■ Your objective: Copy the data that follows exactly. Include no pictures.

BEGIN Data block

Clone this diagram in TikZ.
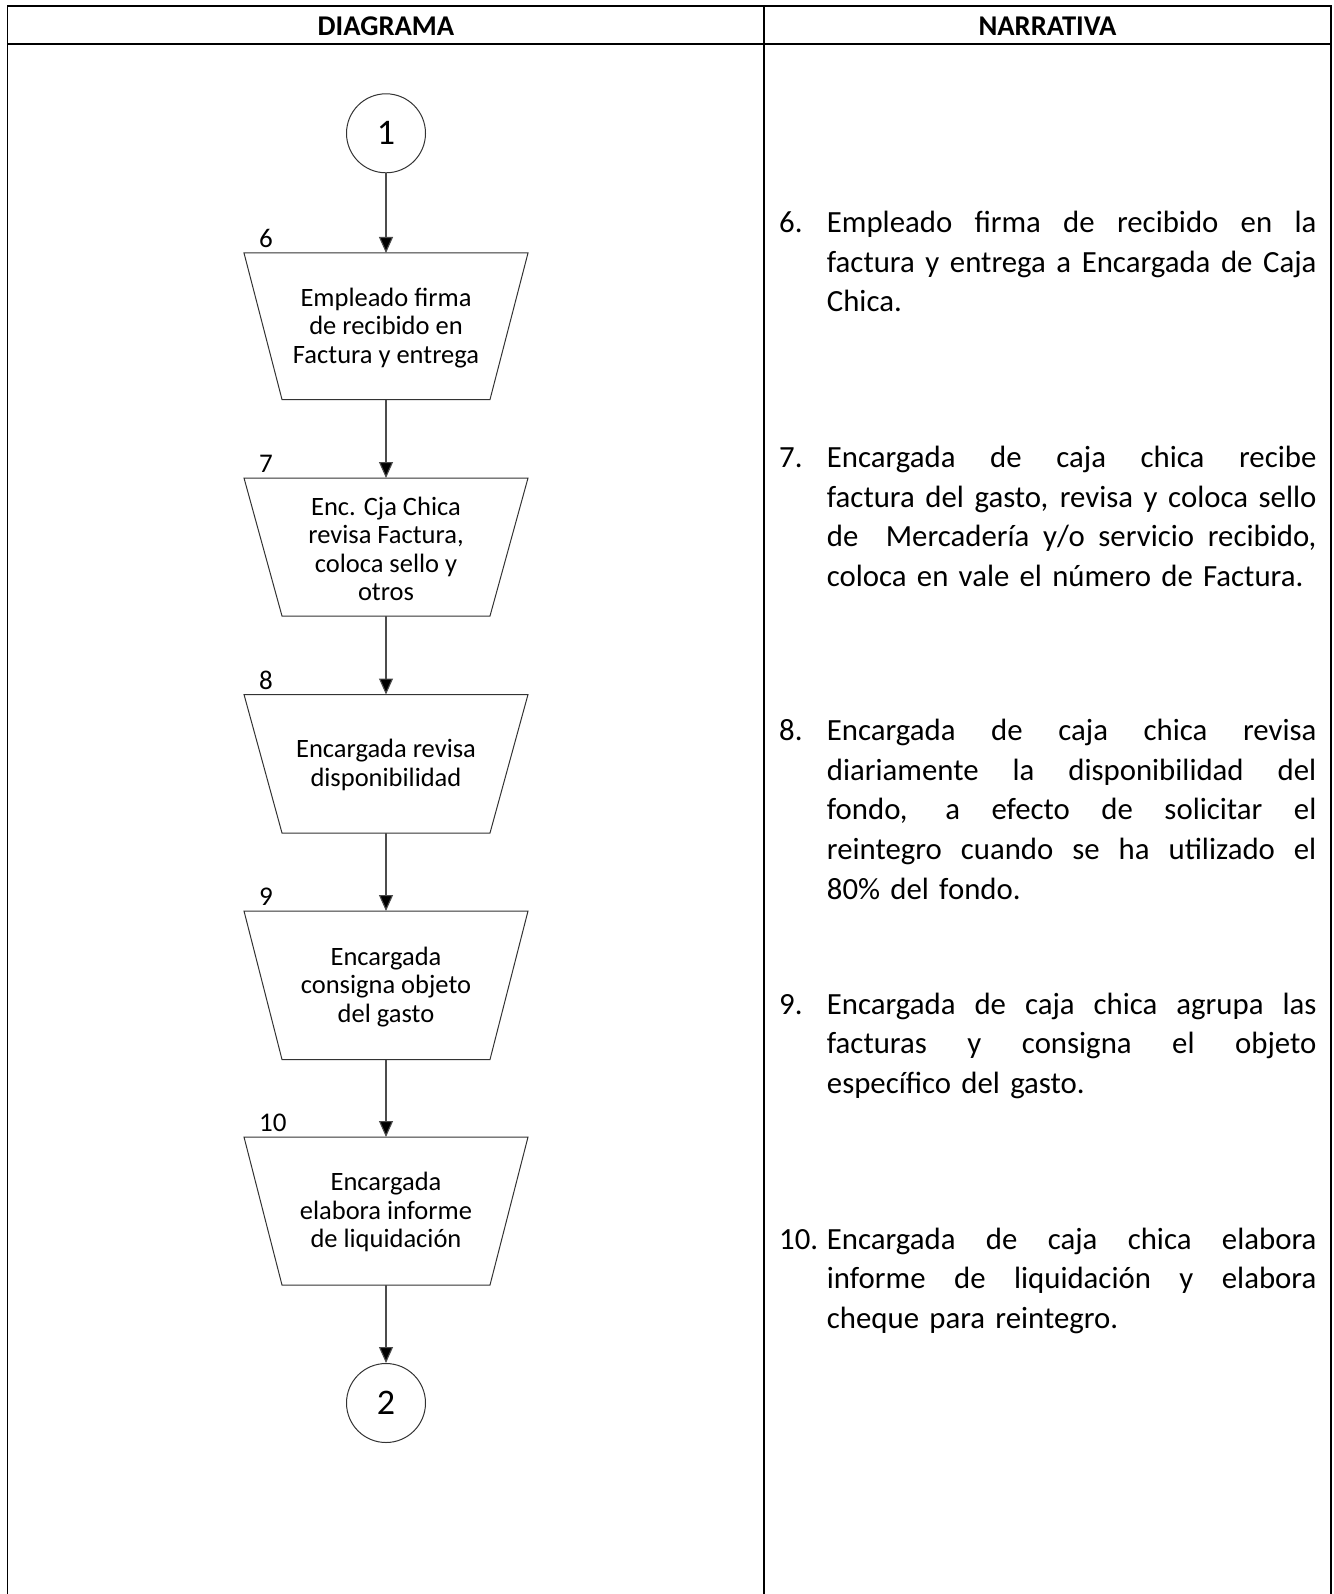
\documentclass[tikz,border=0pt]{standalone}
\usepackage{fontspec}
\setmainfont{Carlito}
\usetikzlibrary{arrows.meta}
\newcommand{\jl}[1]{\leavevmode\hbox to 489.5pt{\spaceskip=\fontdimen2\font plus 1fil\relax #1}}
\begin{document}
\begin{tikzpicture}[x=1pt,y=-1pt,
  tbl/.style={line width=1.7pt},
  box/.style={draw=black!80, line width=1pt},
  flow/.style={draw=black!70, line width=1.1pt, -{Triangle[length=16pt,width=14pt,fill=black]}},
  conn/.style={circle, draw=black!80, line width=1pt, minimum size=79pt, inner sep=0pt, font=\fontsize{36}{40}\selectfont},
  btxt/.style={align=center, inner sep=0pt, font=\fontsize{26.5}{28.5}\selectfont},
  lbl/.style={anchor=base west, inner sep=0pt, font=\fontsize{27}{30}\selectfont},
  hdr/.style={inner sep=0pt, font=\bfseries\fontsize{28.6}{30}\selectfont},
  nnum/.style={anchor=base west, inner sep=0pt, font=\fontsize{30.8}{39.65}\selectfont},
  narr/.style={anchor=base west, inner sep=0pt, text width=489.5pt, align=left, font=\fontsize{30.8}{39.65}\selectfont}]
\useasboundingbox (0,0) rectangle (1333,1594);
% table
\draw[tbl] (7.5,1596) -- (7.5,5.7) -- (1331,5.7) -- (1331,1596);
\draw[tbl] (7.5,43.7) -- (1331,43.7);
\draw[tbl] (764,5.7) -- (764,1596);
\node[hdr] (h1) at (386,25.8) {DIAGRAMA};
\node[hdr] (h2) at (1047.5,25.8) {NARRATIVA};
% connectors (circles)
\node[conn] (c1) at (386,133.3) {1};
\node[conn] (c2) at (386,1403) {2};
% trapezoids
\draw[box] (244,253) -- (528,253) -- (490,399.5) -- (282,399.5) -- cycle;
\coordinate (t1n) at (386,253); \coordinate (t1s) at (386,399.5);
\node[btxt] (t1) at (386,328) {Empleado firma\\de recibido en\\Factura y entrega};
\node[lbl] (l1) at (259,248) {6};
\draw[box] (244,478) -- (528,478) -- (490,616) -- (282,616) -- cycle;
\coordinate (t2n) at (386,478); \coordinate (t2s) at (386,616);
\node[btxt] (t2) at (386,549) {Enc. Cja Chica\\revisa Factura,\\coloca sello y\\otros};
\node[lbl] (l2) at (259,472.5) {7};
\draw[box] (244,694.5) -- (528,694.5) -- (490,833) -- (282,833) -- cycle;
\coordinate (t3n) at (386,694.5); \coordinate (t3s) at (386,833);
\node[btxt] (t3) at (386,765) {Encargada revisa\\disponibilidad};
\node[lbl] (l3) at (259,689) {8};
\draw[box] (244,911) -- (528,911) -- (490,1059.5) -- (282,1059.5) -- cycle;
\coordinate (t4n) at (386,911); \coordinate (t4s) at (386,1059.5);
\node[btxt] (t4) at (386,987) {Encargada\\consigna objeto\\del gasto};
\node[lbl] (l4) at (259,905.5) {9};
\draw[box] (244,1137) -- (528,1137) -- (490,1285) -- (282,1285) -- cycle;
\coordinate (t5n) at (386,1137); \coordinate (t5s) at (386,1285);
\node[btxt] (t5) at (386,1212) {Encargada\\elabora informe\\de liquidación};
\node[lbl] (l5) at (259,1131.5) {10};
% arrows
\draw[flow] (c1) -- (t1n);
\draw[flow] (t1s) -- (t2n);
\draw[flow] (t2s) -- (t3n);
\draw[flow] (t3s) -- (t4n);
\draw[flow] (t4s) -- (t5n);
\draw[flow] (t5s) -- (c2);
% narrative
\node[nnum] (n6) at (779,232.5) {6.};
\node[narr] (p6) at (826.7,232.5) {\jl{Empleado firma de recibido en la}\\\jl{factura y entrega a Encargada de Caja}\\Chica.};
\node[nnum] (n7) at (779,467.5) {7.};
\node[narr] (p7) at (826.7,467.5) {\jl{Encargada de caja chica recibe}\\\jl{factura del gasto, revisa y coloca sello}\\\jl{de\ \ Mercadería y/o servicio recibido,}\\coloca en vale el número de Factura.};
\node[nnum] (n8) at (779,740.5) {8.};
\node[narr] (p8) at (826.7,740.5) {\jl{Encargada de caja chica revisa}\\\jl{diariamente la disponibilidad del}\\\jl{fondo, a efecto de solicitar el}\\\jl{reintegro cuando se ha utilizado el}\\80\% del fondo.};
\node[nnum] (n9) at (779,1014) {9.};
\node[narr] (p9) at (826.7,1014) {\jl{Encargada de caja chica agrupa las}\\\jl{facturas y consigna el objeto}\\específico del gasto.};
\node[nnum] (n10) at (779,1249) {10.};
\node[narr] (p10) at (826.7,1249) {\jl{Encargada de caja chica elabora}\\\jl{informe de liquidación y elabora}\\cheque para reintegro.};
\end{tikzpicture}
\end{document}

END Data block

■ Output of the exercise:
Clone this diagram in TikZ.
\documentclass[tikz,border=0pt]{standalone}
\usepackage{fontspec}
\setmainfont{Carlito}
\usetikzlibrary{arrows.meta}
\newcommand{\jl}[1]{\leavevmode\hbox to 489.5pt{\spaceskip=\fontdimen2\font plus 1fil\relax #1}}
\begin{document}
\begin{tikzpicture}[x=1pt,y=-1pt,
  tbl/.style={line width=1.7pt},
  box/.style={draw=black!80, line width=1pt},
  flow/.style={draw=black!70, line width=1.1pt, -{Triangle[length=16pt,width=14pt,fill=black]}},
  conn/.style={circle, draw=black!80, line width=1pt, minimum size=79pt, inner sep=0pt, font=\fontsize{36}{40}\selectfont},
  btxt/.style={align=center, inner sep=0pt, font=\fontsize{26.5}{28.5}\selectfont},
  lbl/.style={anchor=base west, inner sep=0pt, font=\fontsize{27}{30}\selectfont},
  hdr/.style={inner sep=0pt, font=\bfseries\fontsize{28.6}{30}\selectfont},
  nnum/.style={anchor=base west, inner sep=0pt, font=\fontsize{30.8}{39.65}\selectfont},
  narr/.style={anchor=base west, inner sep=0pt, text width=489.5pt, align=left, font=\fontsize{30.8}{39.65}\selectfont}]
\useasboundingbox (0,0) rectangle (1333,1594);
% table
\draw[tbl] (7.5,1596) -- (7.5,5.7) -- (1331,5.7) -- (1331,1596);
\draw[tbl] (7.5,43.7) -- (1331,43.7);
\draw[tbl] (764,5.7) -- (764,1596);
\node[hdr] (h1) at (386,25.8) {DIAGRAMA};
\node[hdr] (h2) at (1047.5,25.8) {NARRATIVA};
% connectors (circles)
\node[conn] (c1) at (386,133.3) {1};
\node[conn] (c2) at (386,1403) {2};
% trapezoids
\draw[box] (244,253) -- (528,253) -- (490,399.5) -- (282,399.5) -- cycle;
\coordinate (t1n) at (386,253); \coordinate (t1s) at (386,399.5);
\node[btxt] (t1) at (386,328) {Empleado firma\\de recibido en\\Factura y entrega};
\node[lbl] (l1) at (259,248) {6};
\draw[box] (244,478) -- (528,478) -- (490,616) -- (282,616) -- cycle;
\coordinate (t2n) at (386,478); \coordinate (t2s) at (386,616);
\node[btxt] (t2) at (386,549) {Enc. Cja Chica\\revisa Factura,\\coloca sello y\\otros};
\node[lbl] (l2) at (259,472.5) {7};
\draw[box] (244,694.5) -- (528,694.5) -- (490,833) -- (282,833) -- cycle;
\coordinate (t3n) at (386,694.5); \coordinate (t3s) at (386,833);
\node[btxt] (t3) at (386,765) {Encargada revisa\\disponibilidad};
\node[lbl] (l3) at (259,689) {8};
\draw[box] (244,911) -- (528,911) -- (490,1059.5) -- (282,1059.5) -- cycle;
\coordinate (t4n) at (386,911); \coordinate (t4s) at (386,1059.5);
\node[btxt] (t4) at (386,987) {Encargada\\consigna objeto\\del gasto};
\node[lbl] (l4) at (259,905.5) {9};
\draw[box] (244,1137) -- (528,1137) -- (490,1285) -- (282,1285) -- cycle;
\coordinate (t5n) at (386,1137); \coordinate (t5s) at (386,1285);
\node[btxt] (t5) at (386,1212) {Encargada\\elabora informe\\de liquidación};
\node[lbl] (l5) at (259,1131.5) {10};
% arrows
\draw[flow] (c1) -- (t1n);
\draw[flow] (t1s) -- (t2n);
\draw[flow] (t2s) -- (t3n);
\draw[flow] (t3s) -- (t4n);
\draw[flow] (t4s) -- (t5n);
\draw[flow] (t5s) -- (c2);
% narrative
\node[nnum] (n6) at (779,232.5) {6.};
\node[narr] (p6) at (826.7,232.5) {\jl{Empleado firma de recibido en la}\\\jl{factura y entrega a Encargada de Caja}\\Chica.};
\node[nnum] (n7) at (779,467.5) {7.};
\node[narr] (p7) at (826.7,467.5) {\jl{Encargada de caja chica recibe}\\\jl{factura del gasto, revisa y coloca sello}\\\jl{de\ \ Mercadería y/o servicio recibido,}\\coloca en vale el número de Factura.};
\node[nnum] (n8) at (779,740.5) {8.};
\node[narr] (p8) at (826.7,740.5) {\jl{Encargada de caja chica revisa}\\\jl{diariamente la disponibilidad del}\\\jl{fondo, a efecto de solicitar el}\\\jl{reintegro cuando se ha utilizado el}\\80\% del fondo.};
\node[nnum] (n9) at (779,1014) {9.};
\node[narr] (p9) at (826.7,1014) {\jl{Encargada de caja chica agrupa las}\\\jl{facturas y consigna el objeto}\\específico del gasto.};
\node[nnum] (n10) at (779,1249) {10.};
\node[narr] (p10) at (826.7,1249) {\jl{Encargada de caja chica elabora}\\\jl{informe de liquidación y elabora}\\cheque para reintegro.};
\end{tikzpicture}
\end{document}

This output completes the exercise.